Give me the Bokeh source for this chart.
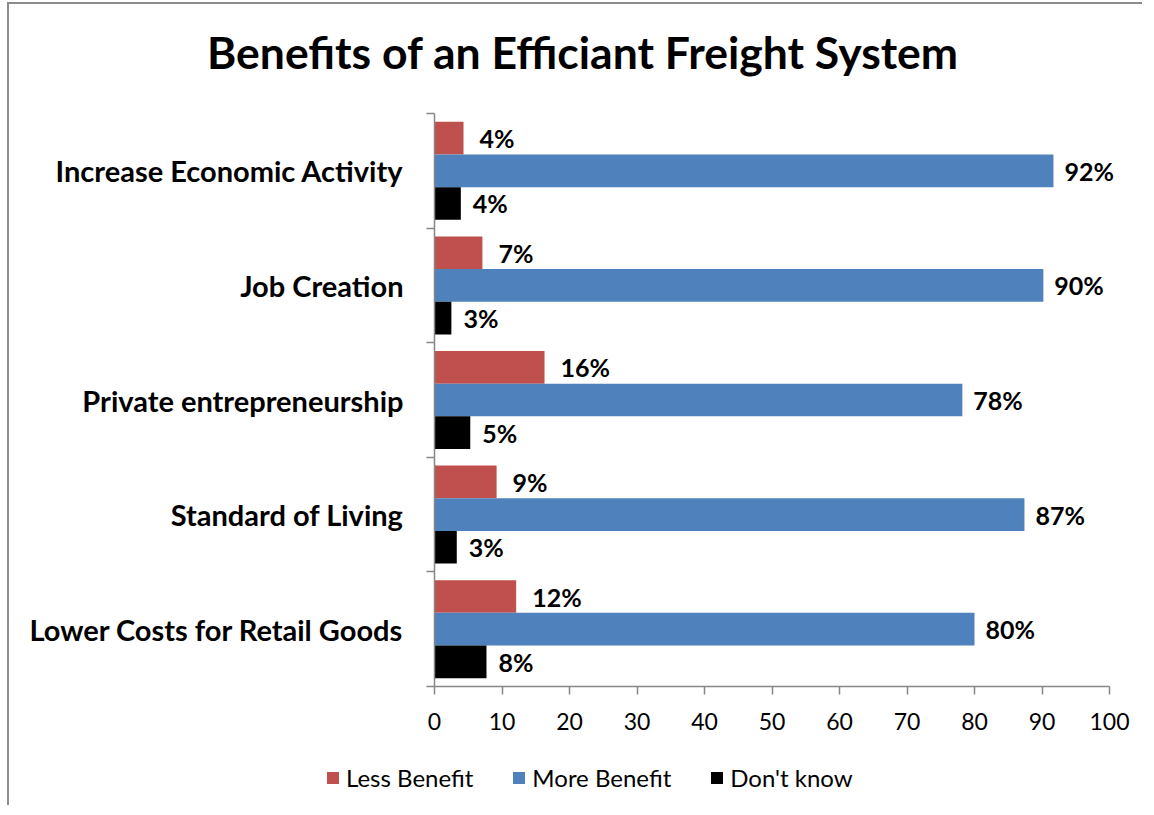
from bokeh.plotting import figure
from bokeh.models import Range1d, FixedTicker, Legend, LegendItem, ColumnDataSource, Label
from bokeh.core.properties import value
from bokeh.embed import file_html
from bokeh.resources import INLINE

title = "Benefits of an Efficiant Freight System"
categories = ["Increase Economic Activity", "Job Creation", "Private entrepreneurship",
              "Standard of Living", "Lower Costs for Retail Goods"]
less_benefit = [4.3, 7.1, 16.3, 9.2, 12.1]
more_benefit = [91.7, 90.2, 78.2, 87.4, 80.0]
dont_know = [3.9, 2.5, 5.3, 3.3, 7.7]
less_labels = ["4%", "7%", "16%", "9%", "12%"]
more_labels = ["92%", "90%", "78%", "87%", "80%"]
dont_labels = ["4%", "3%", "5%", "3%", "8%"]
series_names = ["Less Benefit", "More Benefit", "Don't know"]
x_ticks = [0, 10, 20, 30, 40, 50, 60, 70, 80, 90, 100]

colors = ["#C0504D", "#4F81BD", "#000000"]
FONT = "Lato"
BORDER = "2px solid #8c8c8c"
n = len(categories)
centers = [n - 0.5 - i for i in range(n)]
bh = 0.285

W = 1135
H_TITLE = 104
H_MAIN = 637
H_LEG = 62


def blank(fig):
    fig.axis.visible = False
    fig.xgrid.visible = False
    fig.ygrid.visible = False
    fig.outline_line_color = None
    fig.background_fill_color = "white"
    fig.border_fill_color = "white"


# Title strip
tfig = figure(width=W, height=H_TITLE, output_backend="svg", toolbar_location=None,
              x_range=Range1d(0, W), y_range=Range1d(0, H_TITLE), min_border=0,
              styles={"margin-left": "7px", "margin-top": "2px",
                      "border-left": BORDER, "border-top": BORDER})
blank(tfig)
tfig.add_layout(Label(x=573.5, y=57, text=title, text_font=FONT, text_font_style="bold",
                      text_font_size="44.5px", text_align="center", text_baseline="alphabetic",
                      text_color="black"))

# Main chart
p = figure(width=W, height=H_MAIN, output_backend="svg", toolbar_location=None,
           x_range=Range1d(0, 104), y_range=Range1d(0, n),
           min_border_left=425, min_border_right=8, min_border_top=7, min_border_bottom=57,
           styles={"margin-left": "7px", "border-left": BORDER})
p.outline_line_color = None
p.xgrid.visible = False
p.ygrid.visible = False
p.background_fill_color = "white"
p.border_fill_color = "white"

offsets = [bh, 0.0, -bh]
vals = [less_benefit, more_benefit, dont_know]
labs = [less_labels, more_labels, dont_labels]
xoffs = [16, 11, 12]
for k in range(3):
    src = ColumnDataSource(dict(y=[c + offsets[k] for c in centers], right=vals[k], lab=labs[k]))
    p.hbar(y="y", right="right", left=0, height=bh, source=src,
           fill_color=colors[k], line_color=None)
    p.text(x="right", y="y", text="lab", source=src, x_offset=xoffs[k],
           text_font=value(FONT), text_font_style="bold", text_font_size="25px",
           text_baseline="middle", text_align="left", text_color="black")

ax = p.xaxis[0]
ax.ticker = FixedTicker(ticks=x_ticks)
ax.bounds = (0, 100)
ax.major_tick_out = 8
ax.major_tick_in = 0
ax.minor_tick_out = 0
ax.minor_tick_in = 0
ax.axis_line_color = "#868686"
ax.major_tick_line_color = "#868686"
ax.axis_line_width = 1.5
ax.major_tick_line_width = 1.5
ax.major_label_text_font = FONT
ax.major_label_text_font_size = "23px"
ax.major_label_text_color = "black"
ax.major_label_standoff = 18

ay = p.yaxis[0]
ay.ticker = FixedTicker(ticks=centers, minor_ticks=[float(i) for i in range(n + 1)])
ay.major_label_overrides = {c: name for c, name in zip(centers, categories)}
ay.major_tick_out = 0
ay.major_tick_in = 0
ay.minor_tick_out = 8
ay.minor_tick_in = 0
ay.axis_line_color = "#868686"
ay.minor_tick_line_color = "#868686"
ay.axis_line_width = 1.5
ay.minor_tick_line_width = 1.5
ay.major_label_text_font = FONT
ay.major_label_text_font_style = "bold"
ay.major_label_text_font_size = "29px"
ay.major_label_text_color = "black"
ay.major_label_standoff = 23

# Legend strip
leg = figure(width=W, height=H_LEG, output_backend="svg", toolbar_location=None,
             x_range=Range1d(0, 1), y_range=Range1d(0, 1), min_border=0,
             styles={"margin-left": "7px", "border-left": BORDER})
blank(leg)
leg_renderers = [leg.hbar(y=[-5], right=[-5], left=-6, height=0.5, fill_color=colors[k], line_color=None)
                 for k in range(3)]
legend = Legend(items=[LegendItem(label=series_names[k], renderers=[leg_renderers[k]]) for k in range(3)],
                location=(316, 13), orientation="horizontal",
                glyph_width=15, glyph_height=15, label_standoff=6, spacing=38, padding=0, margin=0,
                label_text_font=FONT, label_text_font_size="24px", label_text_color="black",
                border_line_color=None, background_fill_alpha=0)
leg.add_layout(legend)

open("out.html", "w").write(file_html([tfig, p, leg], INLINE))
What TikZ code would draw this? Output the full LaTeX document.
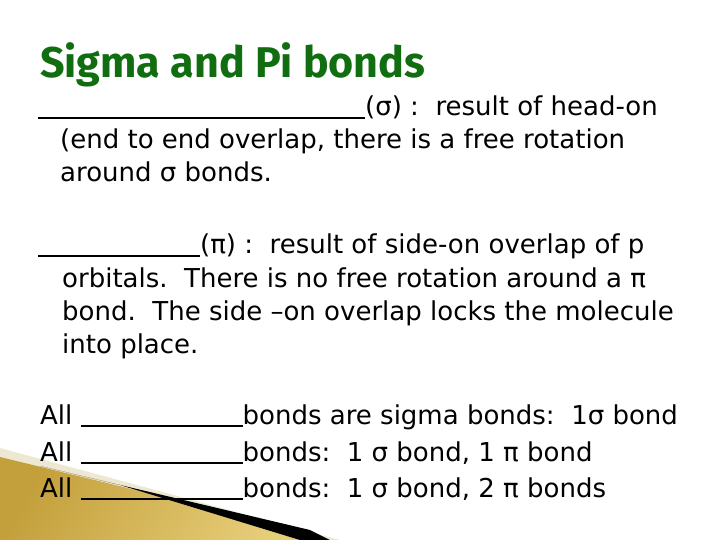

********

**Job:** Can the entries above be repeated exactly, without their pictures?

**Solution to this problem:**
Give me the Bokeh source for this chart.
from bokeh.plotting import figure
from bokeh.models import Range1d, FixedTicker, Legend, LegendItem, ColumnDataSource, Label
from bokeh.core.properties import value
from bokeh.embed import file_html
from bokeh.resources import INLINE

title = "Benefits of an Efficiant Freight System"
categories = ["Increase Economic Activity", "Job Creation", "Private entrepreneurship",
              "Standard of Living", "Lower Costs for Retail Goods"]
less_benefit = [4.3, 7.1, 16.3, 9.2, 12.1]
more_benefit = [91.7, 90.2, 78.2, 87.4, 80.0]
dont_know = [3.9, 2.5, 5.3, 3.3, 7.7]
less_labels = ["4%", "7%", "16%", "9%", "12%"]
more_labels = ["92%", "90%", "78%", "87%", "80%"]
dont_labels = ["4%", "3%", "5%", "3%", "8%"]
series_names = ["Less Benefit", "More Benefit", "Don't know"]
x_ticks = [0, 10, 20, 30, 40, 50, 60, 70, 80, 90, 100]

colors = ["#C0504D", "#4F81BD", "#000000"]
FONT = "Lato"
BORDER = "2px solid #8c8c8c"
n = len(categories)
centers = [n - 0.5 - i for i in range(n)]
bh = 0.285

W = 1135
H_TITLE = 104
H_MAIN = 637
H_LEG = 62


def blank(fig):
    fig.axis.visible = False
    fig.xgrid.visible = False
    fig.ygrid.visible = False
    fig.outline_line_color = None
    fig.background_fill_color = "white"
    fig.border_fill_color = "white"


# Title strip
tfig = figure(width=W, height=H_TITLE, output_backend="svg", toolbar_location=None,
              x_range=Range1d(0, W), y_range=Range1d(0, H_TITLE), min_border=0,
              styles={"margin-left": "7px", "margin-top": "2px",
                      "border-left": BORDER, "border-top": BORDER})
blank(tfig)
tfig.add_layout(Label(x=573.5, y=57, text=title, text_font=FONT, text_font_style="bold",
                      text_font_size="44.5px", text_align="center", text_baseline="alphabetic",
                      text_color="black"))

# Main chart
p = figure(width=W, height=H_MAIN, output_backend="svg", toolbar_location=None,
           x_range=Range1d(0, 104), y_range=Range1d(0, n),
           min_border_left=425, min_border_right=8, min_border_top=7, min_border_bottom=57,
           styles={"margin-left": "7px", "border-left": BORDER})
p.outline_line_color = None
p.xgrid.visible = False
p.ygrid.visible = False
p.background_fill_color = "white"
p.border_fill_color = "white"

offsets = [bh, 0.0, -bh]
vals = [less_benefit, more_benefit, dont_know]
labs = [less_labels, more_labels, dont_labels]
xoffs = [16, 11, 12]
for k in range(3):
    src = ColumnDataSource(dict(y=[c + offsets[k] for c in centers], right=vals[k], lab=labs[k]))
    p.hbar(y="y", right="right", left=0, height=bh, source=src,
           fill_color=colors[k], line_color=None)
    p.text(x="right", y="y", text="lab", source=src, x_offset=xoffs[k],
           text_font=value(FONT), text_font_style="bold", text_font_size="25px",
           text_baseline="middle", text_align="left", text_color="black")

ax = p.xaxis[0]
ax.ticker = FixedTicker(ticks=x_ticks)
ax.bounds = (0, 100)
ax.major_tick_out = 8
ax.major_tick_in = 0
ax.minor_tick_out = 0
ax.minor_tick_in = 0
ax.axis_line_color = "#868686"
ax.major_tick_line_color = "#868686"
ax.axis_line_width = 1.5
ax.major_tick_line_width = 1.5
ax.major_label_text_font = FONT
ax.major_label_text_font_size = "23px"
ax.major_label_text_color = "black"
ax.major_label_standoff = 18

ay = p.yaxis[0]
ay.ticker = FixedTicker(ticks=centers, minor_ticks=[float(i) for i in range(n + 1)])
ay.major_label_overrides = {c: name for c, name in zip(centers, categories)}
ay.major_tick_out = 0
ay.major_tick_in = 0
ay.minor_tick_out = 8
ay.minor_tick_in = 0
ay.axis_line_color = "#868686"
ay.minor_tick_line_color = "#868686"
ay.axis_line_width = 1.5
ay.minor_tick_line_width = 1.5
ay.major_label_text_font = FONT
ay.major_label_text_font_style = "bold"
ay.major_label_text_font_size = "29px"
ay.major_label_text_color = "black"
ay.major_label_standoff = 23

# Legend strip
leg = figure(width=W, height=H_LEG, output_backend="svg", toolbar_location=None,
             x_range=Range1d(0, 1), y_range=Range1d(0, 1), min_border=0,
             styles={"margin-left": "7px", "border-left": BORDER})
blank(leg)
leg_renderers = [leg.hbar(y=[-5], right=[-5], left=-6, height=0.5, fill_color=colors[k], line_color=None)
                 for k in range(3)]
legend = Legend(items=[LegendItem(label=series_names[k], renderers=[leg_renderers[k]]) for k in range(3)],
                location=(316, 13), orientation="horizontal",
                glyph_width=15, glyph_height=15, label_standoff=6, spacing=38, padding=0, margin=0,
                label_text_font=FONT, label_text_font_size="24px", label_text_color="black",
                border_line_color=None, background_fill_alpha=0)
leg.add_layout(legend)

open("out.html", "w").write(file_html([tfig, p, leg], INLINE))
What TikZ code would draw this? Output the full LaTeX document.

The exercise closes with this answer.